We’ve been inundated with fantastic new indie and small press comics over the Christmas and New year period, so we thought we would share some of our favourites with you: this week we look at a larger than life character in The Eel Man Chronicles; travel through time with Out of Time; and go older than old school with a pair of bickering pensioners in The World of Diedre and Albert.
Eel Man Chronicles #1-4 (Chris Spalton)
We’ve all got some pretty strange relatives in our family, but are they worthy of their own comic series? Well Chris Spalton certainly thinks his Dad is ripe for immortalising in comic strip form, and who are we to argue when we read his Eel Man Chronicles. Comprising 4 short stories, they are a weird mix of anecdotes about his Eel loving Dad that involve burglar shooting farmer Tony Martin, a chance encounter with Prince Philip, a ferret called Ferret and his Dad’s love of a crazy dog. They are hilarious and strange, but also really endearing and charming as Chris stops short of ridiculing his Dad and instead portrays him as a loveable larger than life character. Chris uses a quite low-fi cartoon strip style with hand lettered text underneath that feels almost Viz like at times. And the crazy nature of the stories certainly make it feel like it could appear in a comic like that, except it’s supposedly all true! In a way it reads like a Coen Brothers-esque true story where it feels too far fetched to be real, but Chris assures us it is all true (apart from the sub plot about the Golden Eel). While it may look quite basic at times (you can still see the pencil lines in places) it has a denseness to each page and a really strong sense of being designed and drawn with a plan, that makes it feels a lot more sophisticated than you might first think. But after a few reads you stop thinking about it like that, as there is a story about a crazy dog or an eel joke and you get reminded that first and foremost this is an h-eel-arious comic strip and a real top class catch!
Out of Time (Halsall/Cuttlefish)
The great thing about time travel comics, is that you can pretty much get away with anything – especially if it’s a comedy! And thats what Luke James Halsall and his brilliantly monickered pal Cuttlefish have done with Out of Time. Set in a company that offers time travel trips for customers, it focuses on the staff who work there, rather than the time travellers themselves, creating a kind of The Office meets Quantum Leap scenario that is packed full of quirky humour and strange scenarios. The staff includes Redmond a manic depressive who hates his job, Lizzie a struggling singer and perhaps best of all is NC-1000 (aka Nigel), a guy who has been on so many trips to the future he now believes he is a robot. There’s also a talking Dog called Annette, who isn’t a martian!
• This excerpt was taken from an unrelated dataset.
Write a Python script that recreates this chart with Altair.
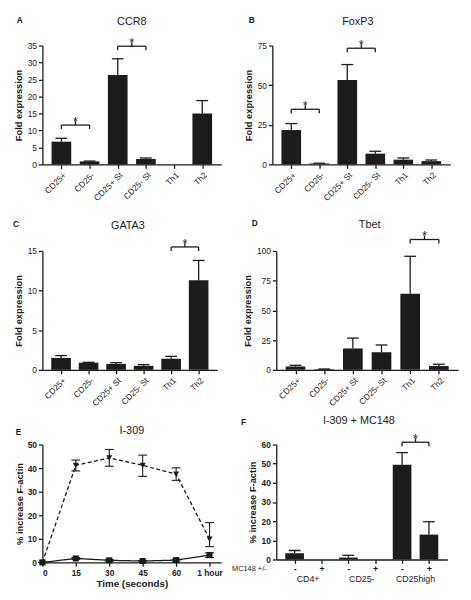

Packed full of surreal humour and stunning visuals (Cuttlefish’s use of colour is particularly dazzling!), Halsall and Cuttlefish’s work is reminiscent of the excellent Tom Gauld at times, but with a more anarchic sense of humour and more out and out gags. In fact, it is that gags which make this such a great read, with a relentless torrent of quips and jokes that will have you laughing out loud at least once a page! In issue #1 the team hunt down a customer who has inadvertently changed the future, while in issue #2 it sees them travel to the past to prevent a cat from taking over the world. And soon we are also set to get issue 4 which involves a search for the lost issue #3 and sees our heroes visited buy themselves from a parallel universe and hunt down Halsall and Cuttlefish at a comic convention. An hilarious time travelling treat!
Read issues #1 and #2 for free at oot.thecomicseries.com
The World of Diedre and Albert (King Pudster)
Starring a pair of cantankerous old folk, Andrew Johnsons’ The World of Deidre and Albert is a series of one panel strips that introduce to the bizarre, violent and strangely funny world of a couple who live in a food blender on the edge of the universe. It has a Gary Larsen meets Ren and Stimpy quality to it, but with old folks, and while not all the jokes hit, it has a peculiar originality to it that draws you into their odd world and is darkly amusing. Johnson mixes surreal visuals (Albert pickles his head or Deidre with a giant leg) with dark scenarios (a monster under the stairs or a fridge full of body parts for their tea) to create a book which is both funny and unsettling. With a back story that has very little bearing on the characters actions, instead you are left with a pair of malevolent old folk who are as vicious as they are loving towards each other but as a result it manages to have an element of heart to it that stops it from being too nasty and unreadable. If you liked books like David Leach’s Psycho Gran for Todd Oliver’s Boxes then you’ll love this.